The result is an engine that, while more complex than last year's 3.0-liter six-cylinder, is significantly lighter, more powerful, cleaner in emissions, and more fuel efficient. Horsepower is up from 225 to 255 at 6,600rpm, while torque has increased from 214 to 220 pound-feet at a low 2,750rpm. Redline is up to 7,000rpm from 6,500. Power delivery is smooth and even, with good low-end torque and strong midrange power. It does not run out of breath as it nears redline. Our test car had the optional six-speed automatic transmission, which rates an adequate EPA 21mpg in the city and 29mpg on the highway.

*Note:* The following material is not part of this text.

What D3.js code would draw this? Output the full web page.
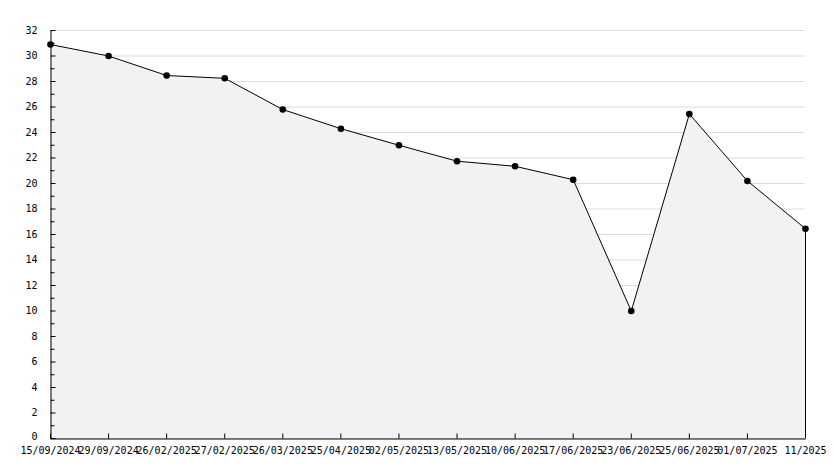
<!DOCTYPE html>
<html>
<head>
<meta charset="utf-8">
<script src="https://cdn.jsdelivr.net/npm/d3@7"></script>
<style>
  body { margin: 0; background: #fff; }
  svg text { font-family: "DejaVu Sans Mono", monospace; font-size: 10px; fill: #000; }
</style>
</head>
<body>
<div id="chart"></div>
<script>
const dates = ['15/09/2024', '29/09/2024', '26/02/2025', '27/02/2025', '26/03/2025', '25/04/2025',
  '02/05/2025', '13/05/2025', '10/06/2025', '17/06/2025', '23/06/2025', '25/06/2025', '01/07/2025', '11/2025'];
const values = [30.9, 30.0, 28.47, 28.25, 25.8, 24.3, 23.0, 21.75, 21.35, 20.3, 10.0, 25.45, 20.2, 16.45];
const yTicks = d3.range(0, 33, 2);
const yMinorTicks = d3.range(1, 32, 2);

const width = 834;
const height = 468;
const margin = { top: 30, left: 50, right: 29, bottom: 30 };

const svg = d3.select('#chart').append('svg')
    .attr('width', width)
    .attr('height', height);

const x = d3.scalePoint(dates, [margin.left, width - margin.right]);
const y = d3.scaleLinear([0, 32], [height - margin.bottom, margin.top]);

// Grid
svg.append('g')
  .selectAll('line')
  .data(yTicks)
  .join('line')
    .attr('x1', margin.left)
    .attr('x2', width - margin.right)
    .attr('y1', d => y(d) + 0.5)
    .attr('y2', d => y(d) + 0.5)
    .attr('stroke', '#dcdcdc');

// Area
const area = d3.area()
    .x((d, i) => x(dates[i]) + 0.5)
    .y0(y(0))
    .y1(d => y(d) + 0.5);

svg.append('path')
    .datum(values)
    .attr('d', area)
    .attr('fill', '#f2f2f2');

// Line
const line = d3.line()
    .x((d, i) => x(dates[i]) + 0.5)
    .y(d => y(d) + 0.5);

svg.append('path')
    .datum(values)
    .attr('d', line)
    .attr('fill', 'none')
    .attr('stroke', '#000')
    .attr('stroke-width', 1);

// Right edge of the area
const last = values.length - 1;
svg.append('line')
    .attr('x1', x(dates[last]) + 0.5)
    .attr('x2', x(dates[last]) + 0.5)
    .attr('y1', y(values[last]))
    .attr('y2', y(0))
    .attr('stroke', '#000');

// Markers
svg.append('g')
  .selectAll('circle')
  .data(values)
  .join('circle')
    .attr('cx', (d, i) => x(dates[i]) + 0.5)
    .attr('cy', d => y(d) + 0.5)
    .attr('r', 3.3)
    .attr('fill', '#000');

// Y axis
const yAxis = d3.axisLeft(y)
    .tickValues(yTicks)
    .tickSizeInner(-5)
    .tickSizeOuter(0)
    .tickPadding(13);

const gy = svg.append('g')
    .attr('transform', `translate(${margin.left + 0.5}, 0)`)
    .call(yAxis);
gy.select('.domain').attr('stroke', '#000');

gy.append('g')
  .selectAll('line')
  .data(yMinorTicks)
  .join('line')
    .attr('x1', 0)
    .attr('x2', 4)
    .attr('y1', d => y(d) + 0.5)
    .attr('y2', d => y(d) + 0.5)
    .attr('stroke', '#000');

gy.selectAll('.tick text').style('font-family', '"DejaVu Sans Mono", monospace').style('font-size', '10px');
gy.selectAll('.tick').filter(d => d === 0).select('text').attr('dy', '0.1em');

// X axis
const xAxis = d3.axisBottom(x)
    .tickSizeInner(-5)
    .tickSizeOuter(0)
    .tickPadding(8);

const gx = svg.append('g')
    .attr('transform', `translate(0, ${height - margin.bottom + 0.5})`)
    .call(xAxis);
gx.select('.domain').attr('stroke', '#000');
gx.selectAll('.tick text').style('font-family', '"DejaVu Sans Mono", monospace').style('font-size', '10px');
</script>
</body>
</html>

Acceleration is controlled via valve lift changes and fuel injection.

The engine's torque band is wide enough that precise gear choice would not be a problem even with a manual, and the six-speed automatic's closer ratios decrease engine speed changes when shifting. The automatic works well enough for everyday driving but shifts sedately at part throttle. For performance driving, the shift lever can be placed in Steptronic mode for manual control. This is preferable for quickest acceleration and on appropriately twisty secondary roads, but shifting, particularly downshifting, is still relatively slow.

The chassis has been upgraded as well. The structure is lighter and more rigid than in the previous model. Double-pivot front suspension, as previously used in larger BMWs, sees its first use in the 3 Series. It makes extensive use of aluminum to decrease unsprung weight and improve handling and responsiveness. There is a new five-link suspension at the rear for more precise wheel control. Both front and rear suspensions are mounted to solid but well-insulated subframes to decrease transmission of road noise into the passenger compartment. Speed-sensitive power steering is standard, with the Active Steering system previously offered on the 5 Series and 7 Series available. Larger vented brake discs are found at all corners.

Our test car had the standard-suspension calibration. Its springs and shocks are relatively soft, offering good ride comfort on smooth surfaces or gentle undulations, but the ride is compromised on sharp bumps by the sidewall stiffness of the standard run-flat tires. Although the steering effort may seem heavy, especially at low speeds, it imparts a feeling of security at higher speeds. Cornering behavior with the standard suspension is up to BMW's high standards, but if sportier driving is in your plans, a sports suspension with stiffer springs and shocks, as well as larger wheels and tires, is available. On the highway, the fine chassis and clean aerodynamics give the 330i a solid, stable, and quiet ride.

The 2006 3 Series structure was designed to meet or exceed all safety tests and standards worldwide. To do this, different materials, including high-strength steel, are used in varying locations of its unibody structure. That structure was designed to transfer impact forces around the passenger cabin for maximum occupant safety. Dual front and front-seat-mounted side air bags are standard, as are front and rear side Head Protection System air bags. There are no rear side air bags--BMW says they are not needed due to the head air bags and side structure. The newest generation of BMW's Dynamic Stability Control (DSC) is featured in all 2006 3 Series models. In addition to the traction control and stability-enhancement functions of previous DSC systems, it compensates for brake fade by increasing hydraulic pressure when brake temperatures rise. When the throttle pedal is abruptly released, the brake pads are pressed snugly against the rotors in preparation for braking. This decreases braking reaction time. Similarly, when the standard windshield-wiper rain-sensing system detects moisture, the brake pads are periodically brought just close enough to the rotors to wipe away any water film for better braking performance when it is needed. Start-off Assistant helps hold the car when it is stopped on a hill.

Run-flat tires are standard for all models, with a flat-tire warning system. All DSC functions remain enabled if a tire loses air pressure. The space under the trunk floor once used for a spare tire is now available for storage.